An ordained minister with the American Baptist Churches, USA, Lauren Lisa Ng serves as Director of Leadership Empowerment at the American Baptist Home Mission Societies. In this role, she convenes a team of experts in the field of Christian leadership and cultivation.

Lauren earned her Master of Divinity from American Baptist Seminary of the West and her BA in English and Creative Writing from Oberlin College. She was ordained in 2005.

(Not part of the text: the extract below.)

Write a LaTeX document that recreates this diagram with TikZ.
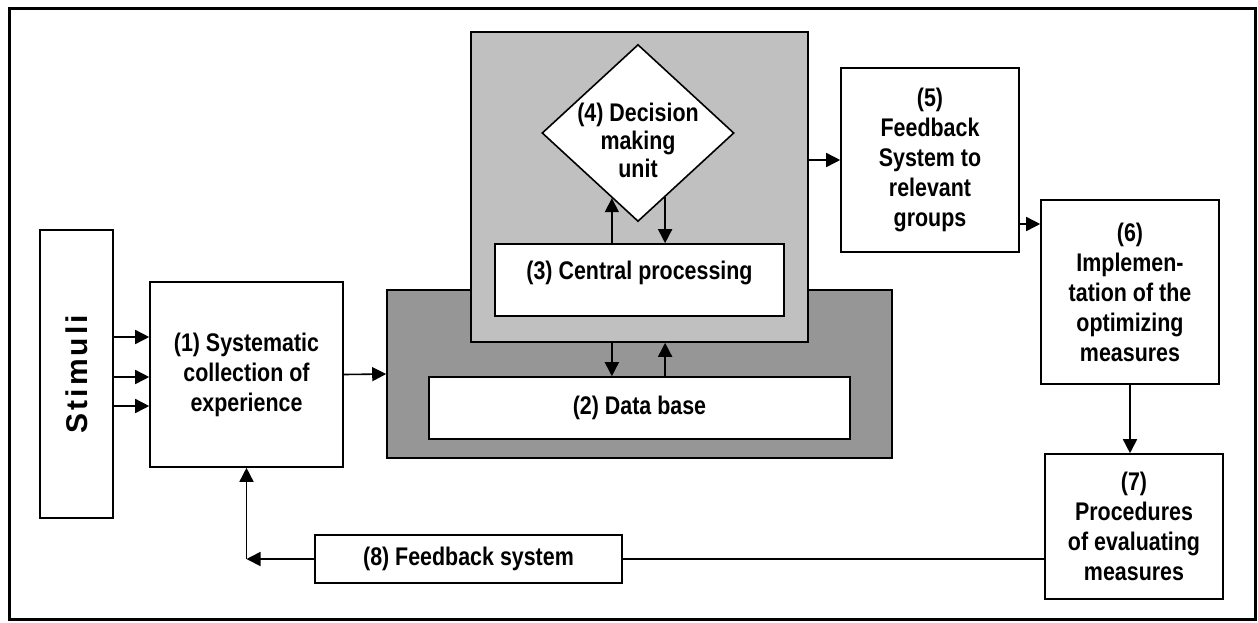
\documentclass[tikz,border=0pt]{standalone}
\usepackage{fontspec}
\setmainfont{Liberation Sans}[FakeStretch=0.84]
\newfontfamily\stimfont{Liberation Sans}[LetterSpace=10]
\usetikzlibrary{positioning,arrows.meta,shapes.geometric,calc}
\definecolor{storegray}{RGB}{150,150,150}
\definecolor{procgray}{RGB}{192,192,192}

\begin{document}
\begin{tikzpicture}[x=1pt,y=-1pt,
	box/.style={draw, fill=white, line width=1.6pt, align=center, inner sep=0pt,
		font=\bfseries\fontsize{25.5}{30}\selectfont},
	arr/.style={line width=1.6pt, -{Triangle[length=14pt,width=14pt]}},
	link/.style={line width=1.6pt}]
	\useasboundingbox (0,0) rectangle (1258,622);
	% outer frame
	\draw[line width=3pt] (9,8) rectangle (1255,619);

	% stimuli and collection
	\node [box, minimum width=73, minimum height=288] (stim) at (76.5,374) {\rotatebox{90}{\stimfont\bfseries\fontsize{30}{30}\selectfont Stimuli}};
	\node [box, minimum width=193, minimum height=185] (sys) at (246.5,374.5) {(1) Systematic\\collection of\\experience};

	% grey blocks with data base, central processing and decision unit
	\node [box, fill=storegray, minimum width=505, minimum height=168] (store) at (639.5,374) {};
	\node [box, minimum width=421, minimum height=62] (db) at (639.5,408) {(2) Data base};
	\node [box, fill=procgray, minimum width=337, minimum height=310] (proc) at (639.5,187) {};
	\node [box, minimum width=289, minimum height=72, text depth=20pt] (cp) at (639.5,280) {(3) Central processing};
	\node [box, shape=diamond, minimum width=192, minimum height=177] (dm) at (638,133) {};
	\node [align=center, inner sep=0pt, font=\bfseries\fontsize{25.5}{28}\selectfont] (dmtext) at (638,140) {(4) Decision\\making\\unit};

	% right hand chain
	\node [box, minimum width=178, minimum height=184] (fb) at (930,160) {(5)\\Feedback\\System to\\relevant\\groups};
	\node [box, minimum width=178, minimum height=184] (impl) at (1130,292) {(6)\\Implemen-\\tation of the\\optimizing\\measures};
	\node [box, minimum width=178, minimum height=145] (eval) at (1134,526.5) {(7)\\Procedures\\of evaluating\\measures};
	\node [box, minimum width=307, minimum height=48] (fbs) at (468.5,559) {(8) Feedback system};

	% connectors
	\foreach \yy in {337,377,406}
		\draw[arr] (stim.east |- 0,\yy) -- (sys.west |- 0,\yy);
	\draw[arr] (sys.east) -- (store.west);

	\coordinate (dmL) at ($(dm.south)!0.27!(dm.west)$);
	\coordinate (dmR) at ($(dm.south)!0.28!(dm.east)$);
	\draw[arr] (dmL |- cp.north) -- (dmL);
	\draw[arr] (dmR) -- (dmR |- cp.north);
	\draw[arr] (dmL |- proc.south) -- (dmL |- db.north);
	\draw[arr] (dmR |- db.north) -- (dmR |- proc.south);

	\draw[arr] (fb.west -| proc.east) -- (fb.west);
	\draw[arr] ([yshift=-64pt]fb.east) -- ([yshift=-64pt]fb.east -| impl.west);
	\draw[arr] (impl.south) -- (impl.south |- eval.north);

	\draw[link] (eval.west |- fbs.east) -- (fbs.east);
	\draw[arr] (fbs.west) -- (sys.south |- fbs.west);
	\draw[arr] (sys.south |- fbs.west) -- (sys.south);
\end{tikzpicture}
\end{document}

Her 20+ years of professional experience include serving as Network Strategist for the American Baptist Home Mission Societies (ABHMS), serving on development staff with American Baptist International Ministries, as an Advisor for American Baptist Women in Ministry, as a Board Member of ABHMS and, a Trustee of Bacone College. Lauren also served for 5 years as Associate Pastor of First Chinese Baptist Church in San Francisco. Lauren is married to Daniel Kushner and together they have three children, ages 12, 10 and 8.